Comment peut-on être convaincue, Madame, que cette mission qui est la vôtre de « veiller au bien être du personnel et à l’amélioration constante des soins dans le cadre de la démarche qualité et pour le bénéfice des patients » peut être accomplie ? À la veille du mois d’octobre, beaucoup d’entre nous ne savent toujours pas à quoi ressemblera le mois prochain. Nos plannings ne le permettent pas. En effet, depuis quelques temps déjà, nos semaines de travail s’organisent au jour le jour, sans possibilité pour nous d’avoir une quelconque visibilité sur l’avenir proche. Nous avons beau revenir sans cesse vers nos supérieurs hiérarchiques, il semble que nos réclamations restent lettre morte.

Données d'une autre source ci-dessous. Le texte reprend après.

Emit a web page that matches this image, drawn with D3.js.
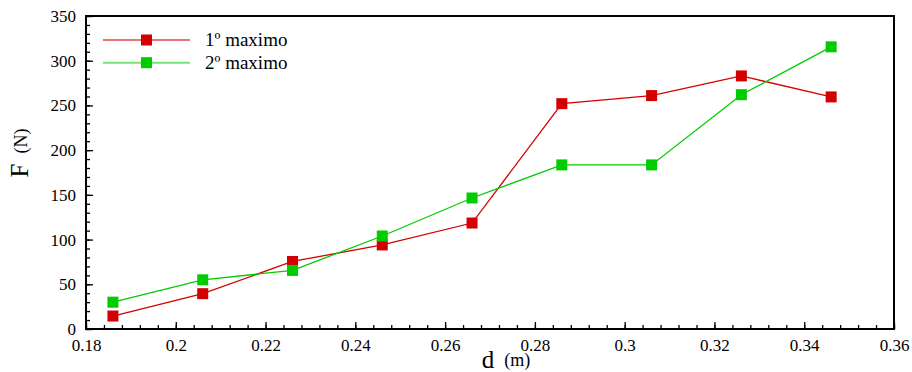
<!DOCTYPE html>
<html>
<head>
<meta charset="utf-8">
<script src="https://cdn.jsdelivr.net/npm/d3@7"></script>
<style>
  body { margin: 0; background: #fff; }
  svg text { font-family: "Liberation Serif", "Times New Roman", serif !important; fill: #000; }
</style>
</head>
<body>
<div id="chart"></div>
<script>
// Data //
const distances = [0.186, 0.206, 0.226, 0.246, 0.266, 0.286, 0.306, 0.326, 0.346];
const max1 = [14.5, 39.5, 75.5, 94, 118.5, 252, 261, 283, 259.5];
const max2 = [30, 55, 65.5, 104, 146.5, 183.5, 183.5, 262, 315.5];
const seriesNames = ["1º maximo", "2º maximo"];
const xTicks = [0.18, 0.2, 0.22, 0.24, 0.26, 0.28, 0.3, 0.32, 0.34, 0.36];
const yTicks = [0, 50, 100, 150, 200, 250, 300, 350];

/* Canvas */
const margin = { top: 16, right: 18, bottom: 43, left: 86 };
const width = 912 - margin.left - margin.right;
const height = 372 - margin.top - margin.bottom;

const svg = d3.select("#chart")
    .append("svg")
    .attr("width", 912)
    .attr("height", 372)
    .style("font-family", "'Liberation Serif', serif")
    .append("g")
    .attr("transform", `translate(${margin.left},${margin.top})`);

const xScale = d3.scaleLinear().domain([0.18, 0.36]).range([0, width]);
const yScale = d3.scaleLinear().domain([0, 350]).range([height, 0]);

// minor ticks
const xMinor = d3.range(0, 46).map(i => 0.18 + i * 0.004);
const yMinor = d3.range(0, 36).map(i => i * 10);

svg.append("g")
    .attr("transform", `translate(0,${height})`)
    .call(d3.axisBottom(xScale).tickValues(xMinor).tickSize(-4).tickFormat(""))
    .call(g => g.select(".domain").remove());

svg.append("g")
    .call(d3.axisLeft(yScale).tickValues(yMinor).tickSize(-4).tickFormat(""))
    .call(g => g.select(".domain").remove());

/* Horizontal axis */
svg.append("g")
    .attr("transform", `translate(0,${height})`)
    .call(d3.axisBottom(xScale).tickValues(xTicks).tickSize(-7).tickPadding(10).tickFormat(d => String(+d.toFixed(2))))
    .call(g => g.select(".domain").remove())
    .call(g => g.attr("font-family", "Liberation Serif").attr("font-size", 17));

/* Vertical axis */
svg.append("g")
    .call(d3.axisLeft(yScale).tickValues(yTicks).tickSize(-7).tickPadding(10))
    .call(g => g.select(".domain").remove())
    .call(g => g.attr("font-family", "Liberation Serif").attr("font-size", 17));

svg.selectAll(".tick line").attr("stroke", "#000").attr("stroke-width", 1.3);

// frame
svg.append("rect")
    .attr("width", width)
    .attr("height", height)
    .attr("fill", "none")
    .attr("stroke", "#000")
    .attr("stroke-width", 2);

/* Series */
const colors = ["#d40000", "#00cc00"];
const series = [max1, max2];

const line = d3.line()
    .x((d, i) => xScale(distances[i]))
    .y(d => yScale(d));

series.forEach((values, s) => {
    svg.append("path")
        .datum(values)
        .attr("fill", "none")
        .attr("stroke", colors[s])
        .attr("stroke-width", 1.3)
        .attr("d", line);

    svg.selectAll(`.mark-${s}`)
        .data(values)
        .enter()
        .append("rect")
        .attr("class", `mark-${s}`)
        .attr("x", (d, i) => xScale(distances[i]) - 5.5)
        .attr("y", d => yScale(d) - 5.5)
        .attr("width", 11)
        .attr("height", 11)
        .attr("fill", colors[s]);
});

/* Legend */
const legend = svg.append("g")
    .attr("transform", "translate(17, 24)");

seriesNames.forEach((name, s) => {
    const row = legend.append("g").attr("transform", `translate(0, ${s * 22.7})`);
    row.append("line")
        .attr("x1", 0).attr("x2", 87)
        .attr("stroke", colors[s])
        .attr("stroke-opacity", 0.55)
        .attr("stroke-width", 2);
    row.append("rect")
        .attr("x", 38).attr("y", -5.5)
        .attr("width", 11).attr("height", 11)
        .attr("fill", colors[s]);
    row.append("text")
        .attr("x", 102)
        .attr("y", 6)
        .attr("font-size", "19px")
        .text(name);
});

/* Axis titles */
const yTitle = svg.append("text")
    .attr("transform", `translate(${-58},${137}) rotate(-90)`)
    .attr("text-anchor", "middle");
yTitle.append("tspan").attr("font-size", "25px").text("F");
yTitle.append("tspan").attr("font-size", "18px").attr("dx", 10).attr("dy", -1).text("(N)");

const xTitle = svg.append("text")
    .attr("x", width / 2 + 16)
    .attr("y", height + 39)
    .attr("text-anchor", "middle");
xTitle.append("tspan").attr("font-size", "25px").text("d");
xTitle.append("tspan").attr("font-size", "18px").attr("dx", 10).attr("dy", -2).text("(m)");
</script>
</body>
</html>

« Vous avez largement abusé de notre dévouement »

Ne croyez pourtant pas, Madame, que ces questionnements soient le fruit d’une démotivation de notre part vis à vis de notre profession, qui est avant tout une vocation. Nous aimons notre métier et n’hésitons pas à lui consacrer le plus clair de notre temps. Renoncer à des jours de repos qui nous sont enlevés sans nous prévenir (comme c’est le cas pour beaucoup d’entre nous en octobre), remplacer des collègues au pied levé, adapter nos emplois du temps en fonction de ce qui arrange chacun ou chacune : voilà notre quotidien. Nous l’avons par le passé accepté, en ayant conscience des difficultés que rencontrait notre hôpital. Toutefois, notre disponibilité trouve ses limites là où commence notre vie privée. Nous n’admettons pas qu’à l’approche de cette fin d’année, la plupart d’entre nous ne puisse pas s’organiser en fonction de leur emploi du temps. Nous sommes perpétuellement maintenus dans le flou, dans l’hésitation, dans le non-dit, dans le non-respect de nos droits. Vous dire que nous sommes exaspérés est un euphémisme. En outre, les heures supplémentaires sont bien la preuve de notre engagement et de notre bonne volonté. Nous ne rechignons jamais à la nécessité de travailler plus, et ne nous accordons pas le luxe de négliger nos patients. Or, vous avez largement abusé de notre dévouement pour la profession, et de la solidarité que nous avons tous envers nos collègues.

Nous sommes abîmés et le sentiment de venir au travail avec la boule au ventre ou à reculons est nouveau pour nous et très déstabilisant. Ce sentiment s’ajoute à l’indigence organisationnelle de nos plannings ; vous comprendrez donc notre impatience. Ces quelques revendications ne sont qu’une demande de respect de nos droits du travail et de la dignité de nos patients et de nos équipes. Savoir de quoi sera faite la semaine prochaine ou offrir une qualité de soins aux Chinonais en 2020 est loin de nous paraitre un concept difficilement compréhensible, et cette réalité nous est pourtant aujourd’hui refusée. Enfin, il est quand même insensé de venir quémander des moyens humains auprès de vous et de votre équipe lors d’une réunion, de vous faire part d’autant de détresse de votre personnel, dont le seul but est de bien soigner ! et de se retrouver encore une fois sans réponses, face à un mutisme sans considération apparente à nos interrogations. En espérant que ce message saura trouver écho auprès de vous, et que vous saurez prendre les mesures nécessaires pour soulager nos conditions de travail de nuit. Merci d’avance.